NCAA bans Missouri from postseason after academic misconduct
KANSAS CITY, Mo. — The NCAA handed one-year postseason bans and other penalties to Missouri’s football, baseball and softball programs while placing its entire athletic department on probation Thursday after a two-year investigation revealed academic misconduct involving a former tutor.
The penalties mean that the Tigers’ highly regarded football team won’t be eligible for the SEC title game or a bowl game this fall. Their baseball and softball programs will not be allowed to participate in the SEC Tournament or the NCAA Tournament.
Missouri Chancellor Alexander N. Cartwright said the school would appeal “this harsh and inconsistent decision.” Any appeal could take several months.
“We are shocked and dismayed by the penalties that have been imposed today and will aggressively fight for what is right,” athletic director Jim Sterk said. “The Committee on Infractions has abused its discretion in applying penalties in this case, and the university will immediately appeal this decision that has placed unfair penalties on our department and programs.
“It is hard to fathom that the university could be cited for exemplary cooperation throughout this case, and yet end up with these unprecedented penalties that could unfairly and adversely impact innocent current and future Mizzou student-athletes.”
The Division I Committee on Infractions said the former tutor, Yolanda Kumar, admitted in late 2016 she had “violated NCAA ethical conduct, academic misconduct and academic extra benefits rules when she completed academic work for 12 student-athletes.”
Kumar told the panel she felt pressured to ensure athletes passed certain courses, primarily in mathematics.

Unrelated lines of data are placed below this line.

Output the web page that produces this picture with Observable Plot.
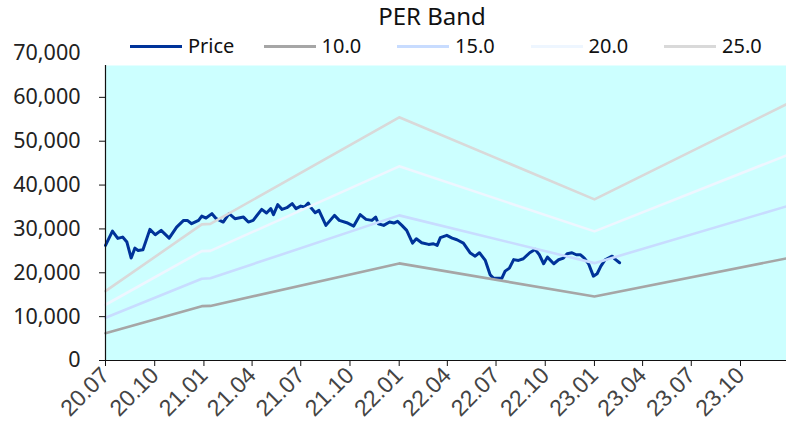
<!DOCTYPE html>
<html>
<head>
<meta charset="utf-8">
<script src="https://cdn.jsdelivr.net/npm/d3@7"></script>
<script src="https://cdn.jsdelivr.net/npm/@observablehq/plot@0.6"></script>
<style>
  html, body { margin: 0; padding: 0; background: #ffffff; }
  #wrap { position: relative; width: 786px; height: 434px; overflow: hidden; font-family: "Noto Sans", sans-serif; }
  #title { position: absolute; left: 282px; top: 0px; width: 300px; text-align: center; font-size: 24px; color: #111; line-height: 32px; }
  #legend { position: absolute; left: 130px; top: 32px; display: flex; font-size: 20px; color: #111; line-height: 28px; }
  .item { display: flex; align-items: center; width: 133.5px; }
  .swatch { display: inline-block; width: 52px; height: 3px; margin-right: 6px; }
  #chart { position: absolute; left: 0; top: 0; }
</style>
</head>
<body>
<div id="wrap">
  <div id="chart"></div>
  <div id="title"></div>
  <div id="legend"></div>
</div>
<script>
const chartTitle = "PER Band";

const priceDates = [
  "2020-07-01","2020-07-14","2020-07-24","2020-08-02","2020-08-10","2020-08-18","2020-08-25","2020-08-31",
  "2020-09-09","2020-09-22","2020-10-02","2020-10-13","2020-10-28","2020-11-11","2020-11-24","2020-12-01",
  "2020-12-09","2020-12-22","2020-12-28","2021-01-05","2021-01-16","2021-01-24","2021-02-06","2021-02-17",
  "2021-02-28","2021-03-16","2021-03-25","2021-04-03","2021-04-19","2021-04-28","2021-05-06","2021-05-11",
  "2021-05-19","2021-05-27","2021-06-05","2021-06-15","2021-06-22","2021-07-01","2021-07-08","2021-07-15",
  "2021-07-19","2021-07-28","2021-08-04","2021-08-17","2021-08-25","2021-09-02","2021-09-11","2021-09-25",
  "2021-10-08","2021-10-20","2021-10-31","2021-11-11","2021-11-18","2021-11-23","2021-12-03","2021-12-14",
  "2021-12-22","2021-12-29","2022-01-06","2022-01-15","2022-01-26","2022-02-02","2022-02-12","2022-02-25",
  "2022-03-06","2022-03-13","2022-03-19","2022-03-31","2022-04-10","2022-04-19","2022-05-01","2022-05-14",
  "2022-05-23","2022-05-31","2022-06-11","2022-06-20","2022-06-26","2022-07-06","2022-07-12","2022-07-18",
  "2022-07-26","2022-08-03","2022-08-12","2022-08-21","2022-09-02","2022-09-12","2022-09-20","2022-09-28",
  "2022-10-05","2022-10-17","2022-10-26","2022-11-04","2022-11-11","2022-11-20","2022-11-28","2022-12-06",
  "2022-12-13","2022-12-21","2022-12-30","2023-01-06","2023-01-13","2023-01-21","2023-02-03","2023-02-09",
  "2023-02-17"
];
const priceValues = [
  26240,29500,27840,28140,27000,23350,25630,25100,
  25260,29900,28680,29670,27900,30420,31950,31950,
  31190,31950,32930,32480,33480,32330,31570,33480,
  32330,32700,31570,31950,34460,33620,34620,33250,
  35530,34460,34840,35760,34620,35210,34990,35900,
  34990,33700,34230,30810,31950,33090,31950,31420,
  30650,33250,32180,31950,32700,31190,30810,31570,
  31340,31720,30810,29670,26770,27760,26850,26470,
  26620,26240,28000,28530,27910,27530,26770,24490,
  23790,24570,22820,19560,18780,18780,18780,20380,
  21060,23000,22820,23200,24570,25330,24110,22060,
  23570,22060,22970,23350,24340,24570,24110,24110,
  23350,22060,19240,19780,21520,22970,23790,23050,
  22290
];

const bandDates = ["2020-07-01","2020-12-28","2021-01-13","2022-01-01","2023-01-01","2023-12-26"];
const bandNames = ["10.0","15.0","20.0","25.0"];
const band10 = [6230, 12390, 12450, 22140, 14600, 23280];
const band15 = [9740, 18650, 18750, 33090, 22200, 35150];
const band20 = [12710, 24940, 25000, 44270, 29440, 46780];
const band25 = [15810, 31030, 31150, 55450, 36750, 58430];

const xTicks = ["2020-07-01","2020-10-01","2021-01-01","2021-04-01","2021-07-01","2021-10-01","2022-01-01",
  "2022-04-01","2022-07-01","2022-10-01","2023-01-01","2023-04-01","2023-07-01","2023-10-01"];
const yTicks = [0,10000,20000,30000,40000,50000,60000,70000];
const xDomain = ["2020-07-01","2023-12-26"];

const seriesNames = ["Price", ...bandNames];
const seriesColors = ["#003399","#a6a6a6","#c8dcff","#eef6ff","#d9d9d9"];

// build tables
const price = priceDates.map((d, i) => ({date: new Date(d), value: priceValues[i]}));
const bandSeries = [band10, band15, band20, band25];
const bands = [];
bandSeries.forEach((vals, k) => {
  bandDates.forEach((d, i) => bands.push({date: new Date(d), value: vals[i], per: bandNames[k]}));
});

const fmt = d3.utcFormat("%y.%m");

const plot = Plot.plot({
  width: 786,
  height: 434,
  marginTop: 65,
  marginLeft: 105,
  marginRight: 0,
  marginBottom: 74,
  style: {background: "transparent", fontFamily: "Noto Sans, sans-serif", overflow: "visible"},
  x: {type: "utc", domain: xDomain.map(d => new Date(d))},
  y: {domain: [0, 70000], range: [360, 53]},
  color: {domain: seriesNames, range: seriesColors},
  marks: [
    Plot.frame({fill: "#ccffff", stroke: null}),
    Plot.line(price, {x: "date", y: "value", stroke: seriesColors[0], strokeWidth: 3, strokeLinejoin: "round"}),
    Plot.line(bands, {x: "date", y: "value", z: "per", stroke: "per", strokeWidth: 2.6}),
    Plot.frame({anchor: "left", stroke: "#111", strokeWidth: 1.2}),
    Plot.frame({anchor: "bottom", stroke: "#111", strokeWidth: 1.2}),
    Plot.axisY({ticks: yTicks.filter(v => v < 70000), tickSize: 6, tickFormat: () => "", label: null, stroke: "#111"}),
    Plot.axisY({ticks: yTicks, tickSize: 0, tickPadding: 25, tickFormat: d3.format(","), label: null,
                fontSize: 21.5, fill: "#222"}),
    Plot.axisX({ticks: xTicks.map(d => new Date(d)), tickFormat: fmt, tickRotate: -45, tickSize: 6,
                tickPadding: 5, fontSize: 23, fontFamily: "Liberation Sans, Arial, sans-serif",
                label: null, fill: "#444", stroke: "#111"})
  ]
});
document.getElementById("chart").appendChild(plot);

document.getElementById("title").textContent = chartTitle;
const legend = document.getElementById("legend");
seriesNames.forEach((name, i) => {
  const item = document.createElement("div");
  item.className = "item";
  const sw = document.createElement("span");
  sw.className = "swatch";
  sw.style.background = seriesColors[i];
  const label = document.createElement("span");
  label.textContent = name;
  item.appendChild(sw);
  item.appendChild(label);
  legend.appendChild(item);
});
</script>
</body>
</html>
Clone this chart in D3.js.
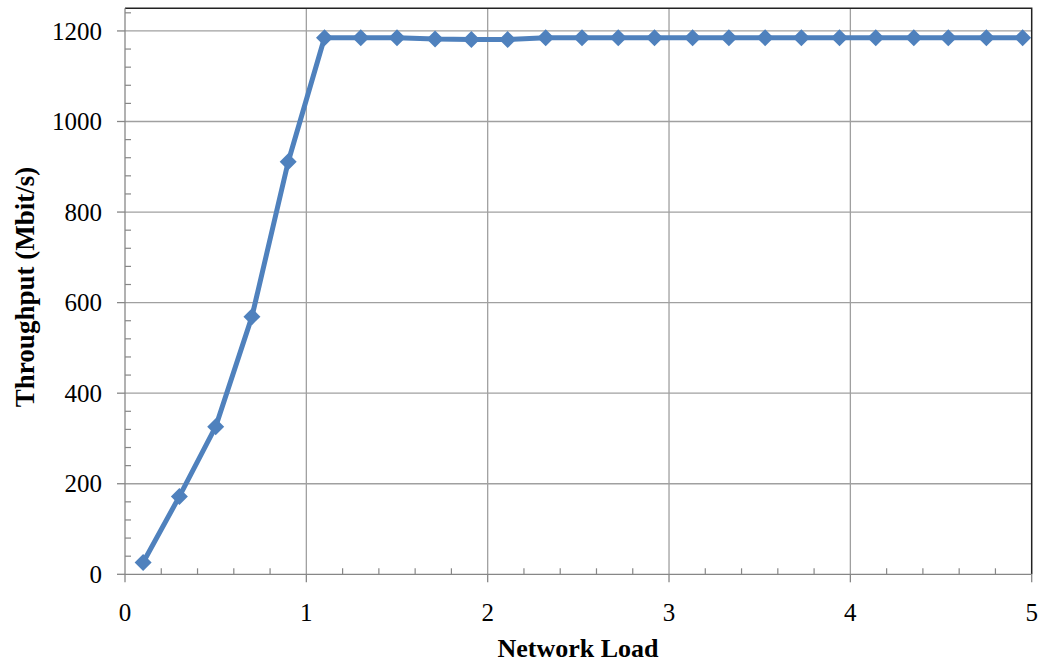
<!DOCTYPE html>
<html><head><meta charset="utf-8">
<script src="https://cdn.jsdelivr.net/npm/d3@7"></script>
<style>body{margin:0;background:#fff}svg{display:block}</style>
</head><body>
<svg id="c" width="1042" height="664"></svg>
<script>
const loadValues = [0.1,0.3,0.5,0.7,0.9,1.1,1.3,1.5,1.71,1.91,2.11,2.32,2.52,2.72,2.92,3.13,3.33,3.53,3.73,3.94,4.14,4.35,4.54,4.75,4.95];
const throughput = [26,172,326,569,911,1185,1185,1185,1182,1181,1181,1185,1185,1185,1185,1185,1185,1185,1185,1185,1185,1185,1185,1185,1185];
const xTicks = [0,1,2,3,4,5];
const yTicks = [0,200,400,600,800,1000,1200];
const xLabel = "Network Load";
const yLabel = "Throughput (Mbit/s)";

const svg = d3.select("#c");
const L=125, R=1031.7, T=8.3, B=574.3;
const x = d3.scaleLinear().domain([0,5]).range([L,R]);
const y = d3.scaleLinear().domain([0,1250]).range([B,T]);
const grid="#a0a0a0", axisC="#878787", font="'Liberation Serif','Times New Roman',serif";

// gridlines
svg.append("g").selectAll("line").data(yTicks.filter(d=>d>0)).join("line")
 .attr("x1",L).attr("x2",R).attr("y1",d=>y(d)).attr("y2",d=>y(d)).attr("stroke",grid).attr("stroke-width",1.3);
svg.append("g").selectAll("line").data(xTicks.filter(d=>d>0&&d<5)).join("line")
 .attr("y1",T).attr("y2",B).attr("x1",d=>x(d)).attr("x2",d=>x(d)).attr("stroke",grid).attr("stroke-width",1.3);
// border top/right
svg.append("path").attr("d",`M${L},${T}H${R}V${B}`).attr("fill","none").attr("stroke","#222").attr("stroke-width",1.5);

// y axis
const yMinor = d3.range(0,1250.1,40);
const ya = svg.append("g").attr("transform",`translate(${L},0)`);
ya.append("line").attr("x1",0).attr("x2",0).attr("y1",T).attr("y2",B).attr("stroke",axisC).attr("stroke-width",1.3);
ya.selectAll(".mn").data(yMinor.filter(d=>d%200!==0)).join("line").attr("x1",0).attr("x2",6).attr("y1",d=>y(d)).attr("y2",d=>y(d)).attr("stroke",axisC).attr("stroke-width",1.2);
ya.selectAll(".mj").data(yTicks).join("line").attr("x1",-8).attr("x2",0).attr("y1",d=>y(d)).attr("y2",d=>y(d)).attr("stroke",axisC).attr("stroke-width",1.3);
ya.selectAll("text").data(yTicks).join("text").attr("x",-23).attr("y",d=>y(d)).attr("dy","0.35em").attr("text-anchor","end")
 .attr("font-family",font).attr("font-size",25).attr("fill","#000").text(d=>d);

// x axis
const xMinor = d3.range(0,5.001,0.2);
const xa = svg.append("g").attr("transform",`translate(0,${B})`);
xa.append("line").attr("x1",L).attr("x2",R).attr("stroke",axisC).attr("stroke-width",1.3);
xa.selectAll(".mn").data(xMinor.filter(d=>Math.abs(d-Math.round(d))>1e-6)).join("line").attr("x1",d=>x(d)).attr("x2",d=>x(d)).attr("y1",-6).attr("y2",0).attr("stroke",axisC).attr("stroke-width",1.2);
xa.selectAll(".mj").data(xTicks).join("line").attr("x1",d=>x(d)).attr("x2",d=>x(d)).attr("y1",0).attr("y2",8).attr("stroke",axisC).attr("stroke-width",1.3);
xa.selectAll("text").data(xTicks).join("text").attr("x",d=>x(d)).attr("y",47).attr("text-anchor","middle")
 .attr("font-family",font).attr("font-size",25).attr("fill","#000").text(d=>d);

// titles
svg.append("text").attr("x",578).attr("y",657).attr("text-anchor","middle").attr("font-family",font).attr("font-weight","bold").attr("font-size",26).text(xLabel);
svg.append("text").attr("transform","translate(34,287) rotate(-90)").attr("text-anchor","middle").attr("font-family",font).attr("font-weight","bold").attr("font-size",27).text(yLabel);

// series
const data = loadValues.map((v,i)=>({x:v,y:throughput[i]}));
const blue="#4f81bd";
svg.append("path").datum(data).attr("d",d3.line().x(d=>x(d.x)).y(d=>y(d.y))).attr("fill","none").attr("stroke",blue).attr("stroke-width",5).attr("stroke-linejoin","round");
svg.append("g").selectAll("path").data(data).join("path")
 .attr("transform",d=>`translate(${x(d.x)},${y(d.y)})`).attr("d","M0,-8.5L8.5,0L0,8.5L-8.5,0Z").attr("fill",blue);
</script>
</body></html>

But according to the committee’s report, “the investigation did not support that her colleagues directed her to complete the student-athletes’ work.”
NCAA investigators said Kumar completed course work offered by Missouri, those offered by other schools and a math placement exam required of all students. In one instance, Kumar allegedly completed an entire course for a football player, whose name was not revealed.
The school began investigating after Kumar said on social media that she had committed academic fraud. Sterk sent a letter to Kumar that she also posted on social media in which he confirmed she had provided impermissible benefits and could no longer be associated with the athletic department.
“In this particular case, the institution, the tutor and enforcement all agreed this was a Level I case, which is severe misconduct,” said David Roberts, the chief hearing officer for the infractions panel and a special adviser to the president at Southern California. “The case starts off with that agreement and the association has put in place a penalty matrix.”
The NCAA acknowledged proactive steps by Missouri in investigating the academic fraud, but the penalties remained stiff.
Along with three years of probation and the postseason bans, the programs also must vacate any records for games that included participation by the 12 athletes. The programs will see a 5 percent cut in scholarships for the upcoming academic year and recruiting restrictions include a seven-week ban on unofficial visits, off-campus contacts and any communication with prospects.
The NCAA also fined the school $5,000 plus 1 percent of each program’s budget.
Kumar has already been barred by the university from working for the athletic department. She also received a 10-year show-cause order from the NCAA that bars her from working with athletes.
While the case is expected to draw comparisons to recent academic misconduct at North Carolina, the NCAA said it differed in that “UNC stood by the courses and grades it awarded student-athletes.”
“In support of that position,” the NCAA’s report said, “UNC asserted that although courses were created and graded by an office secretary, student-athletes completed their own work. Here, by contrast, Missouri acknowledged that the tutor completed student-athletes’ work and, in most instances, this conduct violated its honor code.”
Roberts said the infractions committee has recommended legislative relief waivers for athletes affected by the ruling. That means those unable to participate in the postseason could transfer elsewhere without having to redshirt.
Three years ago, the NCAA placed the Tigers on one year’s probation after finding the school failed to monitor its basketball program in a case involving internship opportunities provided by a booster. It also found that a second booster provided impermissible benefits to 11 members of the men’s basketball program totaling nearly $12,000.
Roberts said academic misconduct “strikes to the heart of the NCAA,” and that “we looked into the facts and we implemented the rule. From our point of view, this case should be over.”
Missouri officials made it clear that won’t be the case.
“This was the action of one individual, who acted unilaterally and outside of the expectations that we have established for our staff members,” Sterk said. “We will move forward living up to our frequently stated ideal of ‘Win it Right’ and vigorously defend this unjust penalty.”